= Standards of Conduct for the International Civil Service =

The document Standards of Conduct for the International Civil Service is a text document of the United Nations System that lays out a set of standards of conduct for international civil servants. These standards were introduced in 2013 by the International Civil Service Commission (ICSC) to replace the Standards of Conduct in the International Civil Service, which had been introduced in 1954 and revised in 2001.

== Development of the standards ==
=== 1954 ===
The report on Standards of Conduct in the International Civil Service by the International Civil Service Advisory Board (ICSAB), which preceded the ICSC, was highly recognized. Still in 1995, it was referred to as "a classic which still today guides the international official".

According to the ICSC Framework for Human Resources Management, standards for ethical conduct "promote common values and define the behaviour and performance expected of international civil servants."

=== 2001 ===
The revised Standards of conduct for the international civil service of 2001 (“2001 standards”), were drafted under the guidance of Mohsen Bel Hadj Amor, chairman of the ICSC, adopted by the ICSC in 2001 and approved by the UN General Assembly in its resolution 56/244 of 24 December 2001.

The standards of conduct for the international civil service are reflected in the Secretary-General’s bulletin on Status, basic rights and duties of United Nations staff members. This bulletin was published with the express purpose of ensuring that all United Nations staff were made aware of the 2001 standards. According to this bulletin, the standards are intended to assist staff members and executive heads of the organizations to understand better the obligations placed on staff conduct by the UN Charter and the UN Staff Regulations and Rules.

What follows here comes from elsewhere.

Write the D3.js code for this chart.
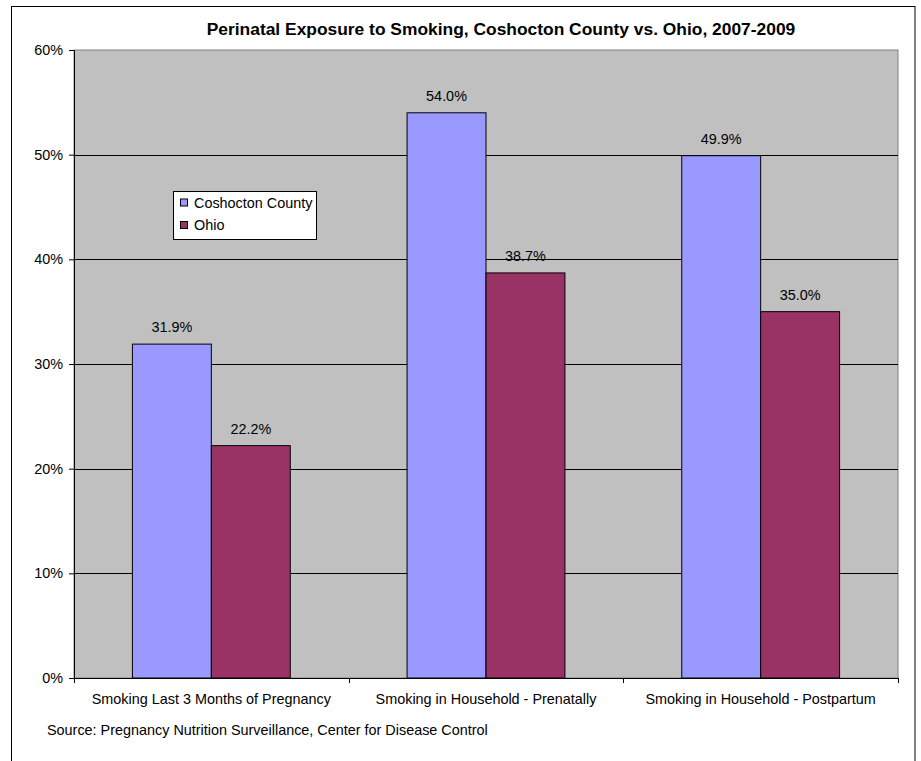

It is noted that: "The standards of conduct do not have the force of law as they provide a discussion of expected standards to help staff understand their role as international civil servants rather than a set of binding rules."

=== 2013 ===
The 2013 edition of the Standards of Conduct for the International Civil Service were drafted under the guidance of Kingston Rhodes, then chairman of the ICSC, and approved by the UN General Assembly in its resolution 67/257. Rhodes wrote in his foreword to the 2013 standards:
"Adapted to meet the new challenges of the twenty-first century, the new standards reflect the way in which the world has changed in recent decades and embody the values promoted by the organizations of the United Nations system. These values, which concern fundamental human rights, social justice, the dignity of the human person and respect for the equal rights of men and women, should inspire and guide international civil servants in their professional activities as well as in their personal conduct."

== Related texts ==
The UN Staff Regulations of 1 January 2014, in Article 100, state:
1. In the performance of their duties, the Secretary General and the staff shall not seek or receive instructions from any Government or from any other authority external to the Organization. They shall refrain from any action which might reflect on their position as international officials responsible only to the Organization.
2. Each Member of the United Nations undertakes to respect the exclusively international character of the responsibilities of the Secretary-General and the staff and not to seek to influence them in the discharge of their responsibilities.